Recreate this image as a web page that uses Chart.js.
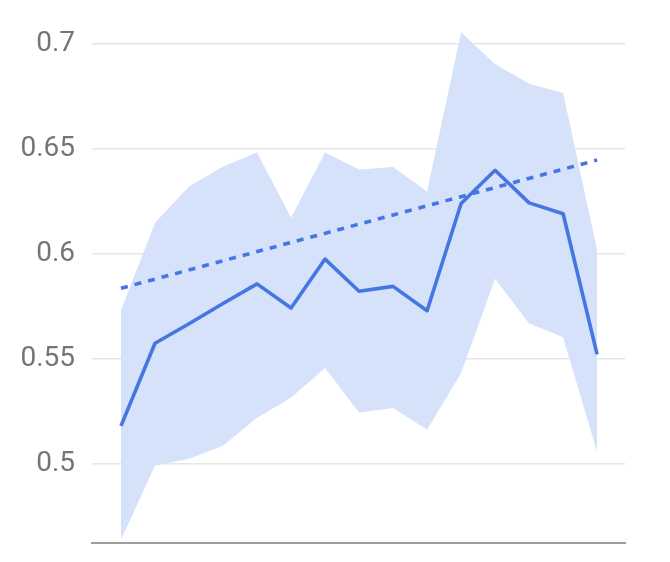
<!DOCTYPE html>
<html>
<head>
<meta charset="utf-8">
<script src="https://cdn.jsdelivr.net/npm/chart.js@4"></script>
<style>
html,body{margin:0;padding:0;background:#fff;}
#wrap{width:670px;height:562px;}
</style>
</head>
<body>
<div id="wrap"><canvas id="c" width="670" height="562"></canvas></div>
<script>
const xIndex = [0,1,2,3,4,5,6,7,8,9,10,11,12,13,14];
const meanValues = [0.5181,0.5575,0.5668,0.5764,0.5858,0.5743,0.5976,0.5823,0.5846,0.5730,0.6241,0.6399,0.6244,0.6192,0.5522];
const upperValues = [0.5732,0.6149,0.6322,0.6417,0.6484,0.6173,0.6484,0.6403,0.6415,0.6298,0.7057,0.6905,0.6812,0.6768,0.6020];
const lowerValues = [0.4638,0.4992,0.5024,0.5087,0.5220,0.5315,0.5457,0.5245,0.5266,0.5163,0.5433,0.5882,0.5669,0.5604,0.5057];
const trendX = [0,14];
const trendValues = [0.5837,0.6448];
const yTickValues = [0.5,0.55,0.6,0.65,0.7];
const yTickLabels = ['0.5','0.55','0.6','0.65','0.7'];

const pts = (xs, ys) => xs.map((x,i)=>({x:x,y:ys[i]}));

new Chart(document.getElementById('c'), {
  type: 'line',
  data: {
    datasets: [
      {data: pts(xIndex, meanValues), borderColor:'#4576e2', borderWidth:3.6, pointRadius:0, tension:0, fill:false, order:0, borderJoinStyle:'round'},
      {data: pts(trendX, trendValues), borderColor:'#4576e2', borderWidth:3.6, borderDash:[7,7], pointRadius:0, tension:0, fill:false, order:1},
      {data: pts(xIndex, upperValues), borderWidth:0, borderColor:'rgba(0,0,0,0)', backgroundColor:'#d6e2f9', pointRadius:0, tension:0, fill:3, order:2},
      {data: pts(xIndex, lowerValues), borderWidth:0, borderColor:'rgba(0,0,0,0)', pointRadius:0, tension:0, fill:false, order:3}
    ]
  },
  options: {
    responsive:false,
    animation:false,
    layout:{padding:{left:0,right:45,top:15,bottom:19}},
    plugins:{legend:{display:false},tooltip:{enabled:false}},
    scales:{
      x:{
        type:'linear', min:-0.853, max:14.82,
        ticks:{display:false},
        grid:{display:false, drawTicks:false},
        border:{display:true, color:'#9e9e9e', width:2},
        afterFit:(s)=>{s.height=0;}
      },
      y:{
        type:'linear', min:0.4623, max:0.7123,
        afterBuildTicks:(s)=>{s.ticks = yTickValues.map(v=>({value:v}));},
        ticks:{
          padding:17,
          color:'#757575',
          font:{family:'Roboto', size:28, lineHeight:0.1},
          callback:(v)=>{const i=yTickValues.indexOf(v); return i>=0?yTickLabels[i]:'';}
        },
        grid:{color:'#e6e6e6', lineWidth:1.5, drawTicks:false},
        border:{display:false},
        afterFit:(s)=>{s.width=92;}
      }
    }
  }
});
</script>
</body>
</html>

——

#### WHAT NEEDS TO BE DONE:
Write out nothing but the lines from the start of the data through the line with "const pts = (xs, ys)". Leave out the pictures.

#### TASK OUTPUT:
Recreate this image as a web page that uses Chart.js.
<!DOCTYPE html>
<html>
<head>
<meta charset="utf-8">
<script src="https://cdn.jsdelivr.net/npm/chart.js@4"></script>
<style>
html,body{margin:0;padding:0;background:#fff;}
#wrap{width:670px;height:562px;}
</style>
</head>
<body>
<div id="wrap"><canvas id="c" width="670" height="562"></canvas></div>
<script>
const xIndex = [0,1,2,3,4,5,6,7,8,9,10,11,12,13,14];
const meanValues = [0.5181,0.5575,0.5668,0.5764,0.5858,0.5743,0.5976,0.5823,0.5846,0.5730,0.6241,0.6399,0.6244,0.6192,0.5522];
const upperValues = [0.5732,0.6149,0.6322,0.6417,0.6484,0.6173,0.6484,0.6403,0.6415,0.6298,0.7057,0.6905,0.6812,0.6768,0.6020];
const lowerValues = [0.4638,0.4992,0.5024,0.5087,0.5220,0.5315,0.5457,0.5245,0.5266,0.5163,0.5433,0.5882,0.5669,0.5604,0.5057];
const trendX = [0,14];
const trendValues = [0.5837,0.6448];
const yTickValues = [0.5,0.55,0.6,0.65,0.7];
const yTickLabels = ['0.5','0.55','0.6','0.65','0.7'];

const pts = (xs, ys) => xs.map((x,i)=>({x:x,y:ys[i]}));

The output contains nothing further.